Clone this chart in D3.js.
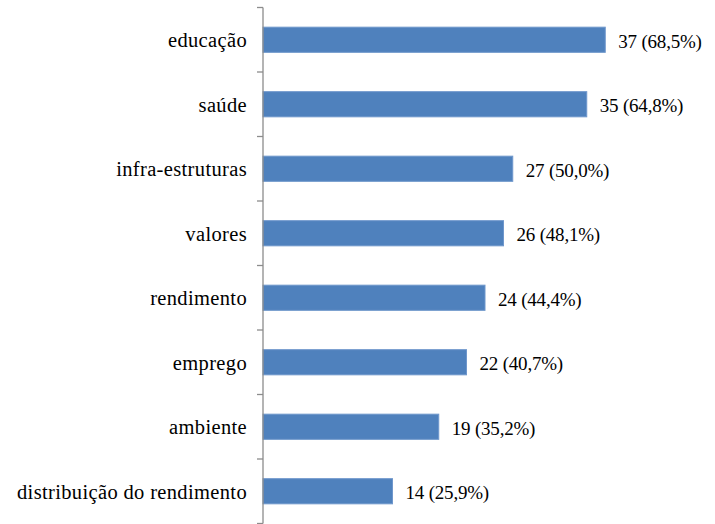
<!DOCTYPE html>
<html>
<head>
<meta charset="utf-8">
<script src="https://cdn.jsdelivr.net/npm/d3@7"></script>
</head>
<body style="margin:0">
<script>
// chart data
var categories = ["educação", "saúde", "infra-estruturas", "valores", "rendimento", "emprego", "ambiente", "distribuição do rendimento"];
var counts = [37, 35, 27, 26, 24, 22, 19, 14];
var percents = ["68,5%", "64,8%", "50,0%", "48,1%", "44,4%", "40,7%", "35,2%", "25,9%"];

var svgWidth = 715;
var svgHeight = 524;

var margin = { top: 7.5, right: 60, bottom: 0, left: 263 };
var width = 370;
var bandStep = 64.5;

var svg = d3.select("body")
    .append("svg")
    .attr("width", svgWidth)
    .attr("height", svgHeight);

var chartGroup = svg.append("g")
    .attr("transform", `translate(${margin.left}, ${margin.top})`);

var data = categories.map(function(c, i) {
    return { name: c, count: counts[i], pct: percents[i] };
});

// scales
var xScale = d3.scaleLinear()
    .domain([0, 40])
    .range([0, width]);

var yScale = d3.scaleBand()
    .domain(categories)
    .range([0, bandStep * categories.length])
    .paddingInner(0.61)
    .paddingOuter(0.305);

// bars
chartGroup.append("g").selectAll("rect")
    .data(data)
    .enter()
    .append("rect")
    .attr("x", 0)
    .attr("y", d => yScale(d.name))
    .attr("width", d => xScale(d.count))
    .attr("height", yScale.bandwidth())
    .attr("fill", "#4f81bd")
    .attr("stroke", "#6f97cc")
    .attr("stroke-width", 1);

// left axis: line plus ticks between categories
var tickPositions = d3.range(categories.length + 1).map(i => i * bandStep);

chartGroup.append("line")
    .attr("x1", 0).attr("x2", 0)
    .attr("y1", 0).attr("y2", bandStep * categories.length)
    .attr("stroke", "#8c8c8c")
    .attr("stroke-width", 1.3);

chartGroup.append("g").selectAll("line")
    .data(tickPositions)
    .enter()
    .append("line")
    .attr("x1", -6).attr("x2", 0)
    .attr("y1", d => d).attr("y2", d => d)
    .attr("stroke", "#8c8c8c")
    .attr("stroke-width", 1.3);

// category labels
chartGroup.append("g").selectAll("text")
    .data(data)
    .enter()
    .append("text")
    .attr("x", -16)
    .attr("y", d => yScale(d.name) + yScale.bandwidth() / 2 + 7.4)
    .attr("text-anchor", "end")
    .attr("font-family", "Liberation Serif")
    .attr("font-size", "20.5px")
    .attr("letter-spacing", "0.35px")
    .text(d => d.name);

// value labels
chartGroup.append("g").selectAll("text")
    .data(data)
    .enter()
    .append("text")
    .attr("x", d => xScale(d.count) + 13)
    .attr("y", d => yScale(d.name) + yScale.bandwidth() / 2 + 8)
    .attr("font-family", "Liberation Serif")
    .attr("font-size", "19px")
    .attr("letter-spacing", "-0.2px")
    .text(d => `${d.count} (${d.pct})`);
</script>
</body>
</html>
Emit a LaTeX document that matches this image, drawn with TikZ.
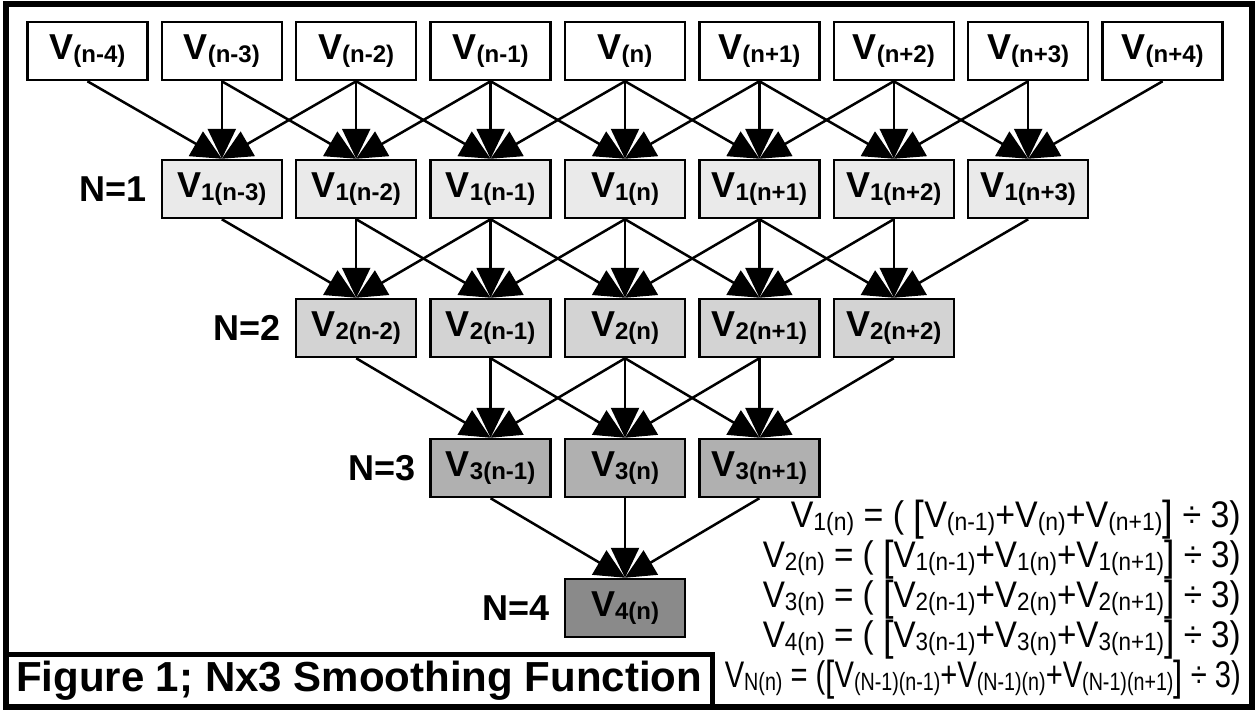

--

## TASK BRIEF:
Starting at the top of the listing above, please restate word for word each line up to and including the one that holds "var svgHeight = 524;", omitting every image.

## RESPONSE:
Clone this chart in D3.js.
<!DOCTYPE html>
<html>
<head>
<meta charset="utf-8">
<script src="https://cdn.jsdelivr.net/npm/d3@7"></script>
</head>
<body style="margin:0">
<script>
// chart data
var categories = ["educação", "saúde", "infra-estruturas", "valores", "rendimento", "emprego", "ambiente", "distribuição do rendimento"];
var counts = [37, 35, 27, 26, 24, 22, 19, 14];
var percents = ["68,5%", "64,8%", "50,0%", "48,1%", "44,4%", "40,7%", "35,2%", "25,9%"];

var svgWidth = 715;
var svgHeight = 524;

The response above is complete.